Repeat the data below exactly, dropping any pictures it holds.
BEGIN
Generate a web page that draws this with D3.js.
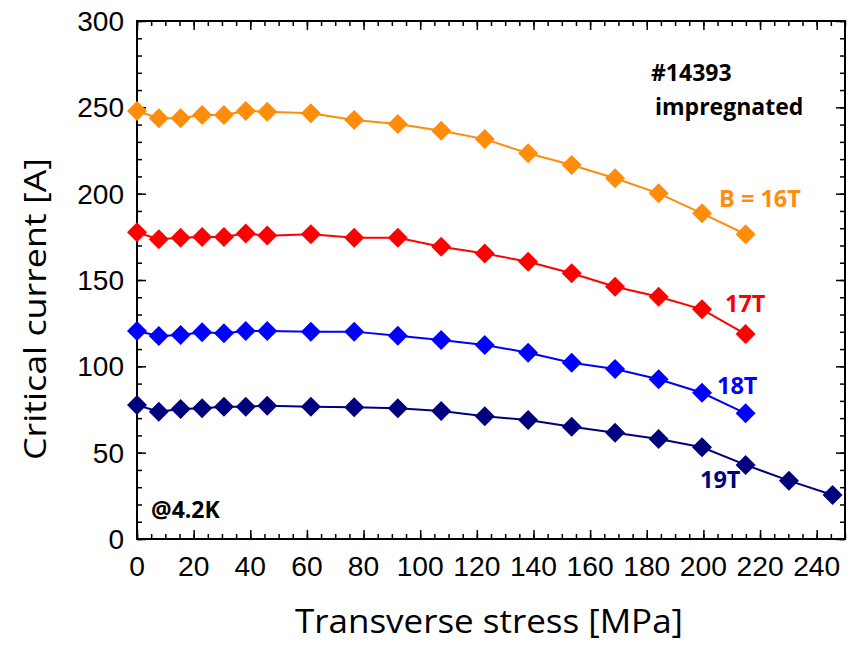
<!DOCTYPE html>
<html>
<head>
<meta charset="utf-8">
<script src="https://cdn.jsdelivr.net/npm/d3@7"></script>
<style>
html,body{margin:0;padding:0;background:#fff;}
svg{display:block;}
</style>
</head>
<body>
<svg id="chart" width="856" height="646"></svg>
<script>
// ---- data ----
const stress = [0, 7.7, 15.4, 23.0, 30.7, 38.4, 46.0, 61.4, 76.7, 92.1, 107.4, 122.8, 138.1, 153.5, 168.8, 184.2, 199.5, 214.9, 230.2, 245.6];
const ic16T = [247.9, 243.7, 243.7, 245.6, 245.6, 247.9, 247.5, 246.6, 242.7, 240.4, 236.4, 231.6, 223.4, 216.6, 208.9, 200.2, 188.6, 176.5];
const ic17T = [177.6, 173.6, 174.5, 174.9, 174.9, 177.0, 175.7, 176.5, 174.5, 174.5, 169.3, 165.3, 160.6, 153.9, 146.1, 140.3, 133.0, 118.7];
const ic18T = [120.5, 117.6, 118.1, 119.7, 119.1, 120.5, 120.5, 120.1, 120.1, 117.7, 115.2, 112.4, 107.9, 102.1, 98.5, 92.5, 84.7, 72.8];
const ic19T = [77.6, 73.7, 75.3, 75.7, 76.6, 76.6, 77.2, 76.6, 76.3, 75.7, 74.1, 71.1, 68.9, 65.0, 61.6, 57.9, 53.1, 42.9, 33.8, 25.5];
const seriesNames = ["B = 16T", "17T", "18T", "19T"];
const seriesColors = ["#FF8C0A", "#FF0000", "#0000FF", "#00007F"];
const xTicks = [0, 20, 40, 60, 80, 100, 120, 140, 160, 180, 200, 220, 240];
const yTicks = [0, 50, 100, 150, 200, 250, 300];
const xTitle = "Transverse stress [MPa]";
const yTitle = "Critical current [A]";
const notes = ["#14393", "impregnated", "@4.2K"];

(function () {
// ---- layout ----
const svg = d3.select("#chart");
const pL = 137, pR = 845, pT = 21, pB = 539;
const x = d3.scaleLinear().domain([0, 250]).range([pL, pR]);
const y = d3.scaleLinear().domain([0, 300]).range([pB, pT]);

const seriesVals = [ic16T, ic17T, ic18T, ic19T];

// ---- frame & ticks ----
const minorX = d3.range(0, 251, 5);
const minorY = d3.range(0, 301, 10);
const g = svg.append("g");

function axisInner(sel, axisGen) { sel.call(axisGen); sel.select(".domain").remove(); sel.selectAll("line").attr("stroke", "#000").attr("stroke-width", 1.5); }

g.append("g").attr("transform", `translate(0,${pB})`)
  .call(s => axisInner(s, d3.axisTop(x).tickValues(minorX).tickSize(5).tickFormat("")));
g.append("g").attr("transform", `translate(0,${pB})`)
  .call(s => axisInner(s, d3.axisTop(x).tickValues(xTicks).tickSize(9).tickFormat("")));
g.append("g").attr("transform", `translate(0,${pT})`)
  .call(s => axisInner(s, d3.axisBottom(x).tickValues(minorX).tickSize(5).tickFormat("")));
g.append("g").attr("transform", `translate(0,${pT})`)
  .call(s => axisInner(s, d3.axisBottom(x).tickValues(xTicks).tickSize(9).tickFormat("")));
g.append("g").attr("transform", `translate(${pL},0)`)
  .call(s => axisInner(s, d3.axisRight(y).tickValues(minorY).tickSize(5).tickFormat("")));
g.append("g").attr("transform", `translate(${pL},0)`)
  .call(s => axisInner(s, d3.axisRight(y).tickValues(yTicks).tickSize(9).tickFormat("")));
g.append("g").attr("transform", `translate(${pR},0)`)
  .call(s => axisInner(s, d3.axisLeft(y).tickValues(minorY).tickSize(5).tickFormat("")));
g.append("g").attr("transform", `translate(${pR},0)`)
  .call(s => axisInner(s, d3.axisLeft(y).tickValues(yTicks).tickSize(9).tickFormat("")));

svg.append("rect").attr("x", pL).attr("y", pT).attr("width", pR - pL).attr("height", pB - pT)
  .attr("fill", "none").attr("stroke", "#000").attr("stroke-width", 2);

// tick labels
svg.append("g").selectAll("text").data(xTicks).join("text")
  .attr("x", d => x(d)).attr("y", 576)
  .attr("text-anchor", "middle")
  .attr("font-family", "'Liberation Sans', Arial, sans-serif")
  .attr("font-size", 28)
  .attr("textLength", d => String(d).length * 15.7)
  .attr("lengthAdjust", "spacingAndGlyphs")
  .text(d => d);
svg.append("g").selectAll("text").data(yTicks).join("text")
  .attr("x", 124).attr("y", d => y(d)).attr("dy", "0.36em")
  .attr("text-anchor", "end")
  .attr("font-family", "'Liberation Sans', Arial, sans-serif")
  .attr("font-size", 28)
  .text(d => d);

// axis titles
svg.append("text").attr("x", 295).attr("y", 633)
  .attr("font-family", "'Open Sans', sans-serif").attr("font-size", 32)
  .attr("textLength", 388).attr("lengthAdjust", "spacingAndGlyphs")
  .text(xTitle);
svg.append("text").attr("transform", "translate(46,460) rotate(-90)")
  .attr("x", 0).attr("y", 0)
  .attr("font-family", "'Open Sans', sans-serif").attr("font-size", 31)
  .attr("textLength", 302).attr("lengthAdjust", "spacingAndGlyphs")
  .text(yTitle);

// ---- series ----
const line = d3.line().x(d => x(d[0])).y(d => y(d[1]));
const diamond = d => `M${x(d[0])},${y(d[1]) - 10}L${x(d[0]) + 10},${y(d[1])}L${x(d[0])},${y(d[1]) + 10}L${x(d[0]) - 10},${y(d[1])}Z`;
seriesVals.forEach((vals, i) => {
  const pts = vals.map((v, j) => [stress[j], v]);
  const sg = svg.append("g");
  sg.append("path").attr("d", line(pts)).attr("fill", "none")
    .attr("stroke", seriesColors[i]).attr("stroke-width", 2);
  sg.selectAll("path.m").data(pts).join("path").attr("class", "m")
    .attr("d", diamond).attr("fill", seriesColors[i]);
});

// ---- annotations ----
const boldFont = "'Open Sans', sans-serif";
const labelPos = [[719, 207], [725, 312], [717, 394], [700, 488]];
seriesNames.forEach((n, i) => {
  svg.append("text").attr("x", labelPos[i][0]).attr("y", labelPos[i][1])
    .attr("font-family", boldFont).attr("font-weight", "bold").attr("font-size", 23.5)
    .attr("fill", seriesColors[i]).text(n);
});
const notePos = [[651, 81], [655, 115], [151, 518]];
notes.forEach((n, i) => {
  svg.append("text").attr("x", notePos[i][0]).attr("y", notePos[i][1])
    .attr("font-family", boldFont).attr("font-weight", "bold").attr("font-size", 23)
    .attr("fill", "#000").text(n);
});
})();
</script>
</body>
</html>
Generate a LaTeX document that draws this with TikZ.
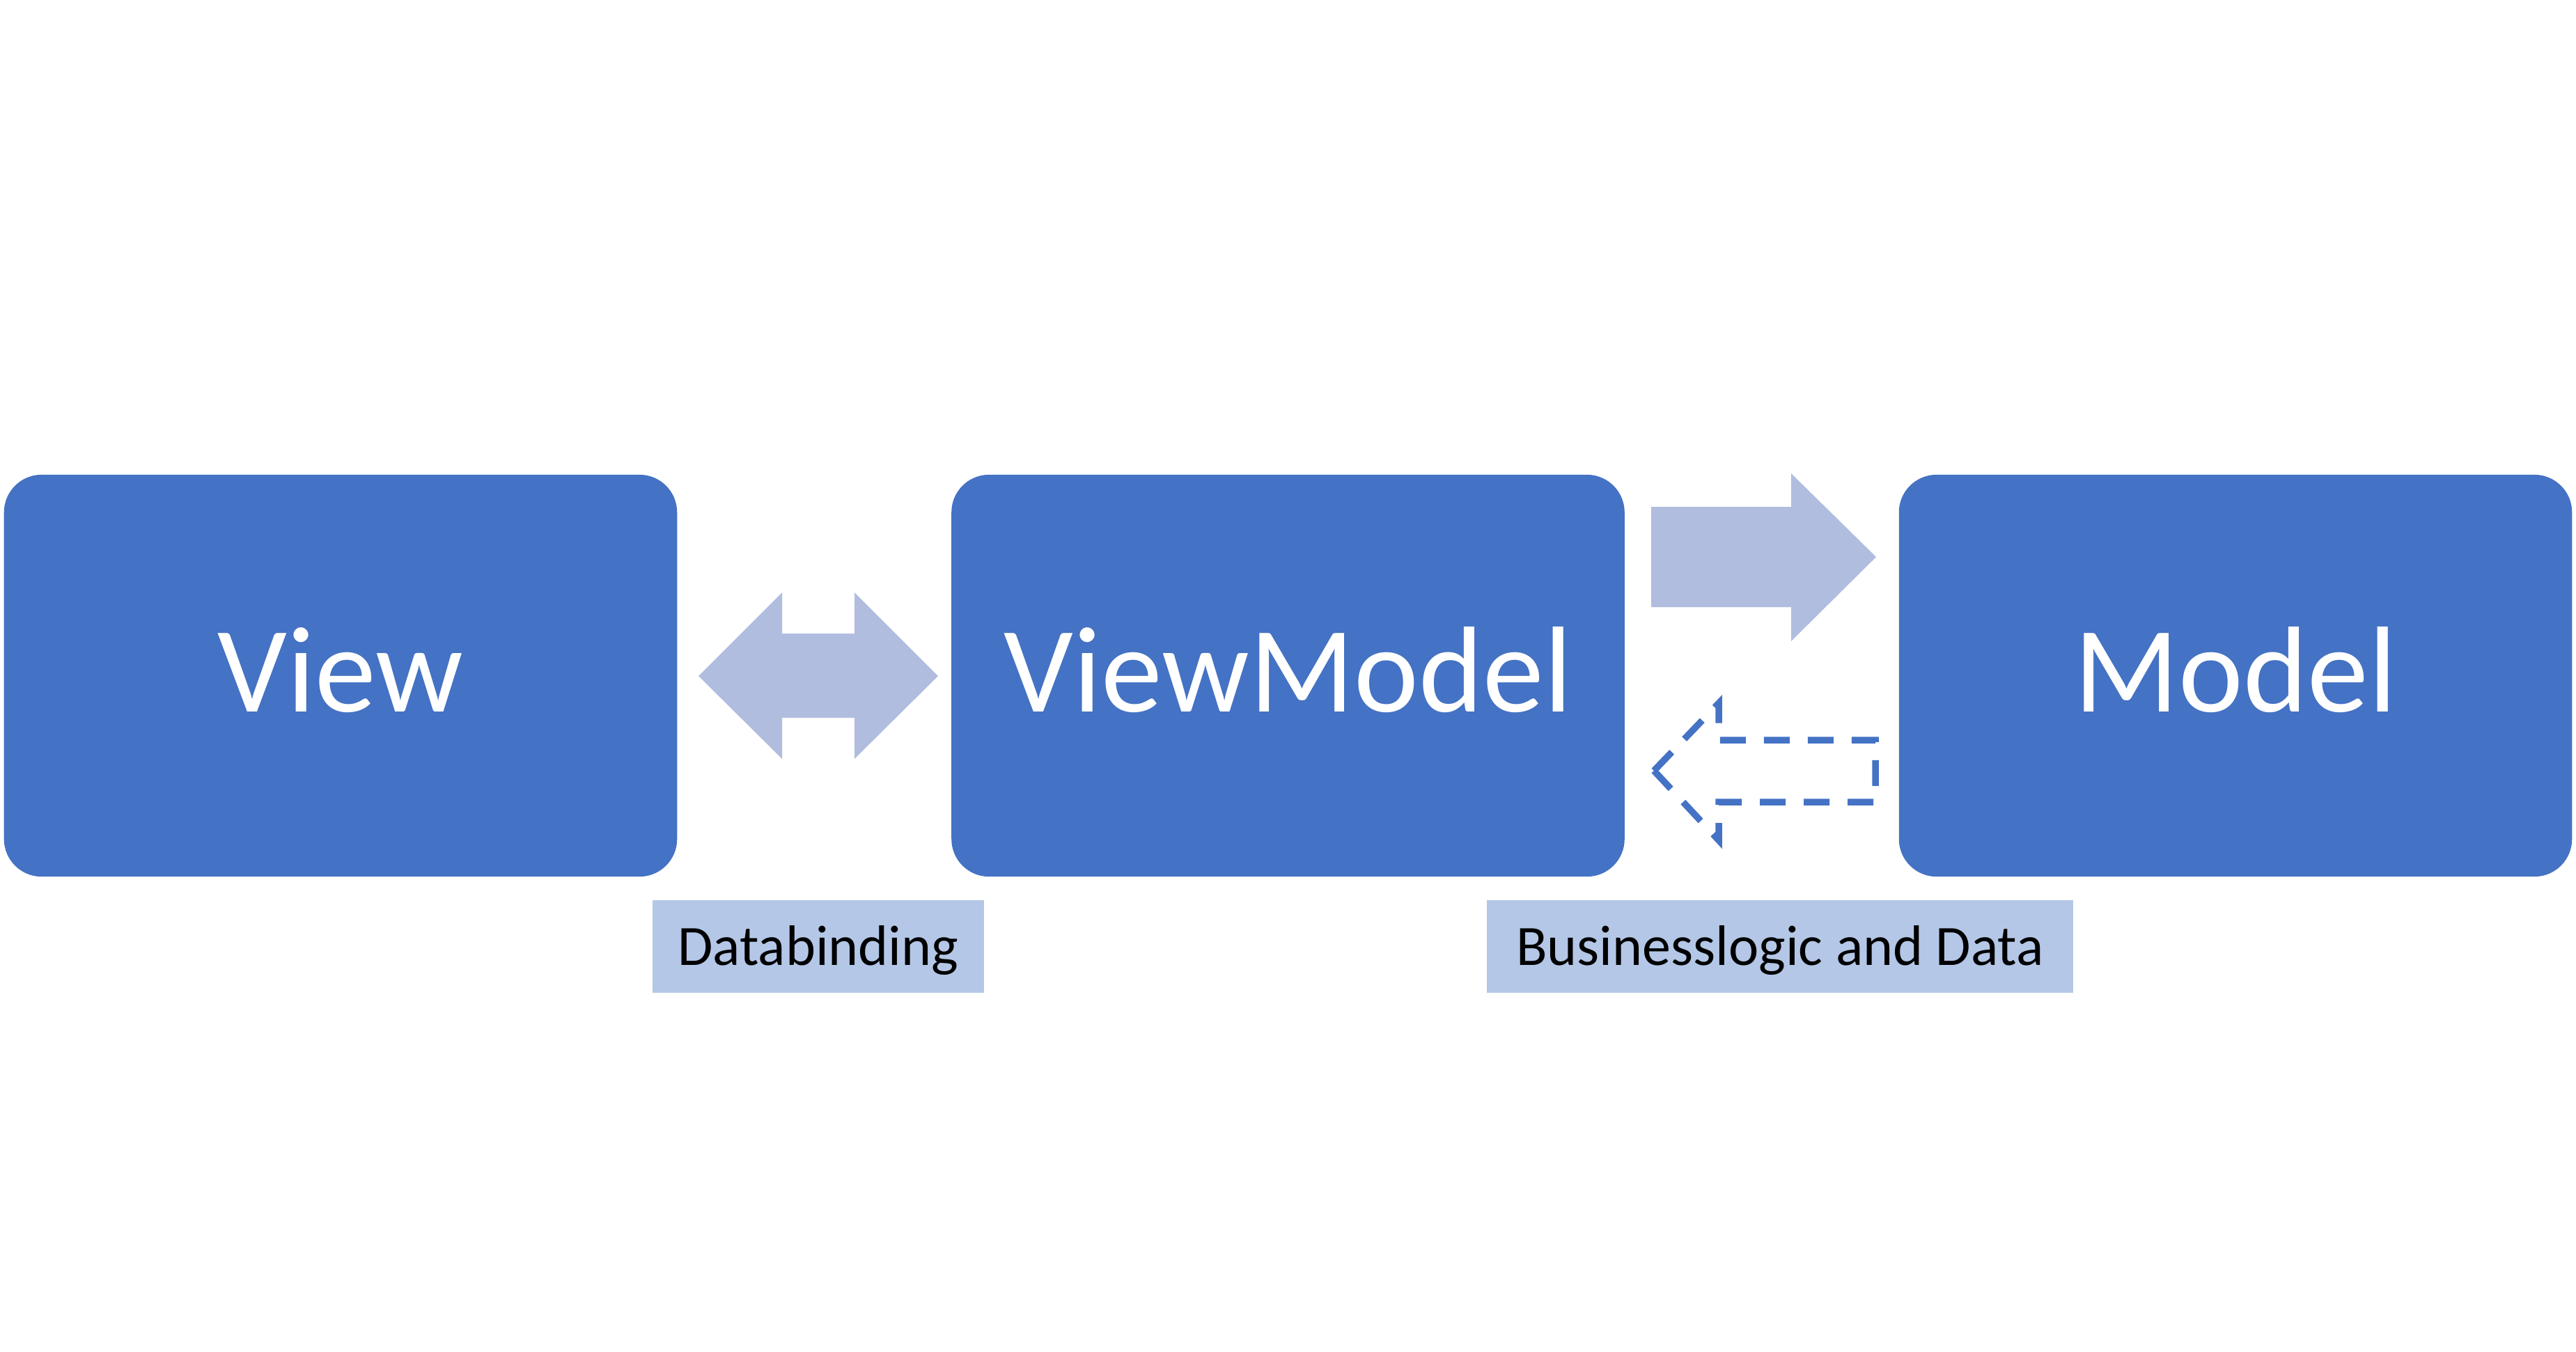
END
- **OUTPUT FOR THIS EXERCISE**
Generate a web page that draws this with D3.js.
<!DOCTYPE html>
<html>
<head>
<meta charset="utf-8">
<script src="https://cdn.jsdelivr.net/npm/d3@7"></script>
<style>
html,body{margin:0;padding:0;background:#fff;}
svg{display:block;}
</style>
</head>
<body>
<svg id="chart" width="856" height="646"></svg>
<script>
// ---- data ----
const stress = [0, 7.7, 15.4, 23.0, 30.7, 38.4, 46.0, 61.4, 76.7, 92.1, 107.4, 122.8, 138.1, 153.5, 168.8, 184.2, 199.5, 214.9, 230.2, 245.6];
const ic16T = [247.9, 243.7, 243.7, 245.6, 245.6, 247.9, 247.5, 246.6, 242.7, 240.4, 236.4, 231.6, 223.4, 216.6, 208.9, 200.2, 188.6, 176.5];
const ic17T = [177.6, 173.6, 174.5, 174.9, 174.9, 177.0, 175.7, 176.5, 174.5, 174.5, 169.3, 165.3, 160.6, 153.9, 146.1, 140.3, 133.0, 118.7];
const ic18T = [120.5, 117.6, 118.1, 119.7, 119.1, 120.5, 120.5, 120.1, 120.1, 117.7, 115.2, 112.4, 107.9, 102.1, 98.5, 92.5, 84.7, 72.8];
const ic19T = [77.6, 73.7, 75.3, 75.7, 76.6, 76.6, 77.2, 76.6, 76.3, 75.7, 74.1, 71.1, 68.9, 65.0, 61.6, 57.9, 53.1, 42.9, 33.8, 25.5];
const seriesNames = ["B = 16T", "17T", "18T", "19T"];
const seriesColors = ["#FF8C0A", "#FF0000", "#0000FF", "#00007F"];
const xTicks = [0, 20, 40, 60, 80, 100, 120, 140, 160, 180, 200, 220, 240];
const yTicks = [0, 50, 100, 150, 200, 250, 300];
const xTitle = "Transverse stress [MPa]";
const yTitle = "Critical current [A]";
const notes = ["#14393", "impregnated", "@4.2K"];

(function () {
// ---- layout ----
const svg = d3.select("#chart");
const pL = 137, pR = 845, pT = 21, pB = 539;
const x = d3.scaleLinear().domain([0, 250]).range([pL, pR]);
const y = d3.scaleLinear().domain([0, 300]).range([pB, pT]);

const seriesVals = [ic16T, ic17T, ic18T, ic19T];

// ---- frame & ticks ----
const minorX = d3.range(0, 251, 5);
const minorY = d3.range(0, 301, 10);
const g = svg.append("g");

function axisInner(sel, axisGen) { sel.call(axisGen); sel.select(".domain").remove(); sel.selectAll("line").attr("stroke", "#000").attr("stroke-width", 1.5); }

g.append("g").attr("transform", `translate(0,${pB})`)
  .call(s => axisInner(s, d3.axisTop(x).tickValues(minorX).tickSize(5).tickFormat("")));
g.append("g").attr("transform", `translate(0,${pB})`)
  .call(s => axisInner(s, d3.axisTop(x).tickValues(xTicks).tickSize(9).tickFormat("")));
g.append("g").attr("transform", `translate(0,${pT})`)
  .call(s => axisInner(s, d3.axisBottom(x).tickValues(minorX).tickSize(5).tickFormat("")));
g.append("g").attr("transform", `translate(0,${pT})`)
  .call(s => axisInner(s, d3.axisBottom(x).tickValues(xTicks).tickSize(9).tickFormat("")));
g.append("g").attr("transform", `translate(${pL},0)`)
  .call(s => axisInner(s, d3.axisRight(y).tickValues(minorY).tickSize(5).tickFormat("")));
g.append("g").attr("transform", `translate(${pL},0)`)
  .call(s => axisInner(s, d3.axisRight(y).tickValues(yTicks).tickSize(9).tickFormat("")));
g.append("g").attr("transform", `translate(${pR},0)`)
  .call(s => axisInner(s, d3.axisLeft(y).tickValues(minorY).tickSize(5).tickFormat("")));
g.append("g").attr("transform", `translate(${pR},0)`)
  .call(s => axisInner(s, d3.axisLeft(y).tickValues(yTicks).tickSize(9).tickFormat("")));

svg.append("rect").attr("x", pL).attr("y", pT).attr("width", pR - pL).attr("height", pB - pT)
  .attr("fill", "none").attr("stroke", "#000").attr("stroke-width", 2);

// tick labels
svg.append("g").selectAll("text").data(xTicks).join("text")
  .attr("x", d => x(d)).attr("y", 576)
  .attr("text-anchor", "middle")
  .attr("font-family", "'Liberation Sans', Arial, sans-serif")
  .attr("font-size", 28)
  .attr("textLength", d => String(d).length * 15.7)
  .attr("lengthAdjust", "spacingAndGlyphs")
  .text(d => d);
svg.append("g").selectAll("text").data(yTicks).join("text")
  .attr("x", 124).attr("y", d => y(d)).attr("dy", "0.36em")
  .attr("text-anchor", "end")
  .attr("font-family", "'Liberation Sans', Arial, sans-serif")
  .attr("font-size", 28)
  .text(d => d);

// axis titles
svg.append("text").attr("x", 295).attr("y", 633)
  .attr("font-family", "'Open Sans', sans-serif").attr("font-size", 32)
  .attr("textLength", 388).attr("lengthAdjust", "spacingAndGlyphs")
  .text(xTitle);
svg.append("text").attr("transform", "translate(46,460) rotate(-90)")
  .attr("x", 0).attr("y", 0)
  .attr("font-family", "'Open Sans', sans-serif").attr("font-size", 31)
  .attr("textLength", 302).attr("lengthAdjust", "spacingAndGlyphs")
  .text(yTitle);

// ---- series ----
const line = d3.line().x(d => x(d[0])).y(d => y(d[1]));
const diamond = d => `M${x(d[0])},${y(d[1]) - 10}L${x(d[0]) + 10},${y(d[1])}L${x(d[0])},${y(d[1]) + 10}L${x(d[0]) - 10},${y(d[1])}Z`;
seriesVals.forEach((vals, i) => {
  const pts = vals.map((v, j) => [stress[j], v]);
  const sg = svg.append("g");
  sg.append("path").attr("d", line(pts)).attr("fill", "none")
    .attr("stroke", seriesColors[i]).attr("stroke-width", 2);
  sg.selectAll("path.m").data(pts).join("path").attr("class", "m")
    .attr("d", diamond).attr("fill", seriesColors[i]);
});

// ---- annotations ----
const boldFont = "'Open Sans', sans-serif";
const labelPos = [[719, 207], [725, 312], [717, 394], [700, 488]];
seriesNames.forEach((n, i) => {
  svg.append("text").attr("x", labelPos[i][0]).attr("y", labelPos[i][1])
    .attr("font-family", boldFont).attr("font-weight", "bold").attr("font-size", 23.5)
    .attr("fill", seriesColors[i]).text(n);
});
const notePos = [[651, 81], [655, 115], [151, 518]];
notes.forEach((n, i) => {
  svg.append("text").attr("x", notePos[i][0]).attr("y", notePos[i][1])
    .attr("font-family", boldFont).attr("font-weight", "bold").attr("font-size", 23)
    .attr("fill", "#000").text(n);
});
})();
</script>
</body>
</html>
Generate a LaTeX document that draws this with TikZ.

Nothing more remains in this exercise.